À l’occasion d’une étude publiée en septembre 2021, le moteur de recherche Indeed a sondé plus de 1 000 cadres en France. Il en ressort, à sa lecture, qu’un cadre sur cinq ne souhaite pas gérer d’équipe, et donc être manager. La proportion est encore plus élevée parmi les 35-49 ans (27 %), la tranche d’âge la plus susceptible d’occuper des fonctions managériales. Parmi les répondants actuellement managers, 66 % trouvent cette fonction stressante et 43 % considèrent qu’elle représente trop de responsabilités. Un manager sur deux trouve que sa fonction est devenue trop difficile depuis la crise sanitaire qui, en bouleversant les codes du management, a probablement accéléré le mal-être. 13 % des managers vont jusqu’à déclarer qu’ils n’aiment pas diriger leur équipe. L’étude pointe aussi une quête de sens. 19 % des cadres affirment qu’un métier plutôt manuel correspondrait davantage à leur idéal, ce qui a priori ne correspond ni à leur profil ni à leur parcours. Ce chiffre atteint 23 % chez les 18-34 ans et même 31 % chez les cadres commerciaux.

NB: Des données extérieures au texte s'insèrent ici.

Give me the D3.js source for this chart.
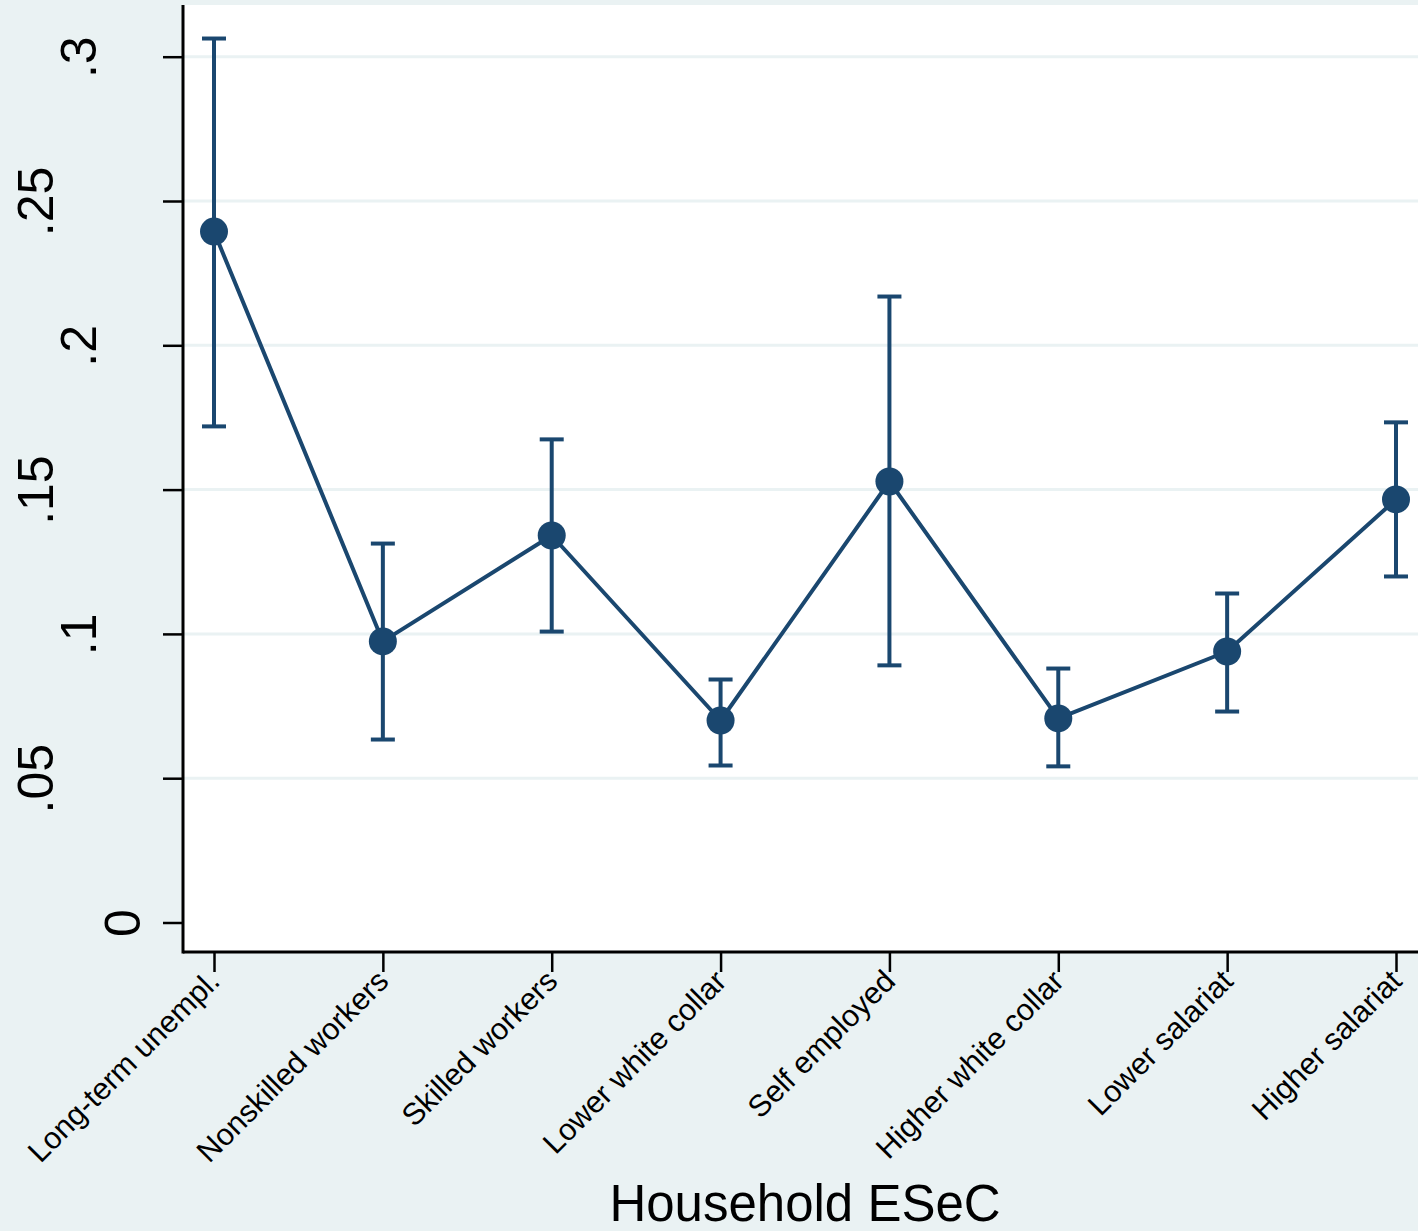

Avis d’expert : « LES MANAGERS TIENNENT UN RÔLE CLÉ DANS L’ÉPANOUISSEMENT DES COLLABORATEURS »

Olivier Chaussard, directeur associé pour Oresys Les managers tiennent-ils toujours un rôle clé ?
Olivier Chaussard : Plus que jamais. Ce sont les moteurs sur le terrain des réorganisations et des programmes de transformation. Les managers tiennent un rôle clé dans l’épanouissement ou le non-épanouissement des collaborateurs, de leur engagement et donc, finalement, de la performance de l’entreprise. Quand on interroge les directions sur le sujet, elles sont d’accord pour dire que le manager de proximité est un rouage essentiel. Mais à la question « Que faites-vous pour eux ? », c’est le grand silence. Il faut faire plus pour eux, proposer des dispositifs d’accompagnement dédiés et profiter des programmes de transformation pour les faire progresser, par petites touches.

Quelles actions entreprendre pour valoriser la fonction ?
O. C. : Cela passe par des programmes de formation. La formation doit être dispensée au plus près de l’exercice du management. Ce n’est pas parce qu’un manager a été formé à la gestion des conflits qu’il adoptera, quelques mois plus tard, la bonne posture. Réalisée sur un tableau ou un support digital, le management visuel a aussi fait ses preuves. Un des rituels consiste, toutes les semaines, à passer en revue des réussites, des difficultés, des demandes d’aide de chaque membre de l’équipe. Cela permet de détecter les personnes en difficulté, de valoriser les succès, de remonter les bonnes pratiques. La généralisation des feedbacks permet également de libérer la parole et de désamorcer les éventuels conflits. Enfin, le manager a besoin de se ressourcer et de prendre du recul à travers des séminaires ou la création de communautés de managers favorisant l’échange de bonnes pratiques entre pairs. Un manager expose son problème et ses homologues vont le conseiller au regard de leur expérience. Enfin, le manager a besoin de la reconnaissance de sa hiérarchie. C’est d’autant plus important que les privilèges liés à la fonction tombent les uns après les autres, qu’il s’agisse du bureau fermé ou de la voiture de fonction avec sa place de parking attitrée.

Vous pointez aussi du doigt les erreurs de casting…
O. C. : Dans de nombreuses structures, devenir manager est souvent le seul moyen de progresser. Une fois passé un échelon, on est promu, de facto, manager. Or, tout le monde n’a pas vocation à encadrer une équipe. Les personnes qui ne souhaitaient pas incarner ce rôle sont doublement malheureuses. Elles ne font pas de bons managers et n’ont plus le loisir d’exercer leur talent. Pour rompre ce cercle vicieux, il faut créer d’autres parcours de progrès en valorisant l’expertise. Il convient aussi de décorréler le statut cadre du management d’équipe. Par exemple, un chef de projet va s’appuyer sur des ressources transverses avec lesquelles il aura un lien fonctionnel et non hiérarchique.